Good news, Yankees fans: Minor League Baseball is up and running while MLB slumbers, giving you a chance to watch all your favorite prospects play in April (as God intended).

Bad news, Yankees fans: not all your favorite prospects are eligible to play right now, thanks to an unfortunate quirk they couldn’t have possibly seen coming.

Remember back in mid-November when the whole world wondered how the Yanks planned to clear space for their large number of 40-man eligible prospects, only for a way-too-long pause to make everyone think they’d forgotten to do so, exposing four or five names to the Rule 5 Draft?

Then, as the clock struck, Clint Frazier, Rougned Odor and Tyler Wade were jettisoned, while Donny Sands and Nick Nelson were shipped to Philly, allowing several prized upper-level pitching prospects and versatile infielder Oswaldo Cabrera to land safely on the big-league roster.

Or so they thought.

Thanks to the MLB Lockout, that Rule 5 Draft still has yet to happen, and the now-safe names who were added to the Yankees’ 40-man (thanks to their technical status as MLB players) are banned from playing minor-league games until this is all over.

Yankees prospects, like Oswaldo Cabrera, are in limbo during MLB Lockout.

Anthony Volpe and Jasson Dominguez, currently in Florida participating at minicamp, will be free to roam about the cabin when the minor-league season begins in April, likely reporting to Double-A Somerset and Single-A Tampa.

But Cabrera, thought to be a possibility to break camp with the Yankees (and someone we’ve argued would lose out on a chance to impress with every axed Spring Training game), must remain inactive for the duration of the lockout even though he hasn’t accrued a minute of genuine service time.

Ditto Everson Pereira, who only climbed as high as High-A Hudson Valley last year, and had to be protected due to how long he’d spent in the Yankees’ system.
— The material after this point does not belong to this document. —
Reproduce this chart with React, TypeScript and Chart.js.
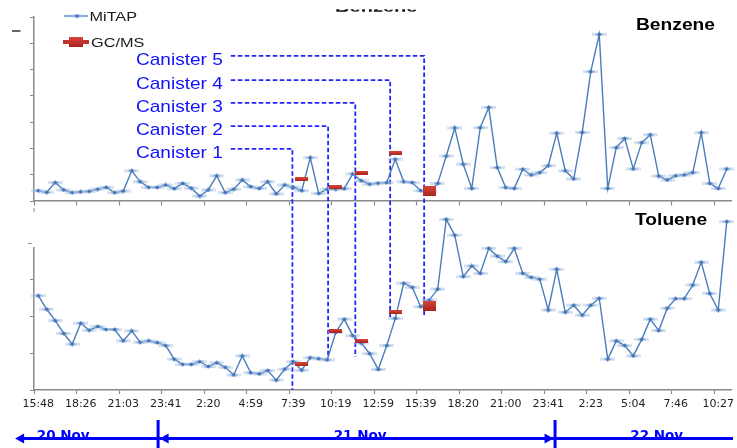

He is nothing close to a major-league player right now, but is being treated like one in the eyes of the lockout.

If you were hoping to take a look at the promising bullpen arms the Yankees protected, you’d better hope for some Instagram videos shot through a chain-link fence.

No. 3 prospect Oswald Peraza, too, is shadow banned; he was protected from a previous year’s Rule 5.

The joy of minor-league baseball will still resume as scheduled, a rare silver lining in the frozen tundra.

However, several important Yankees names will be legally absent through no fault of their own, another hidden consequence of these lagging discussions.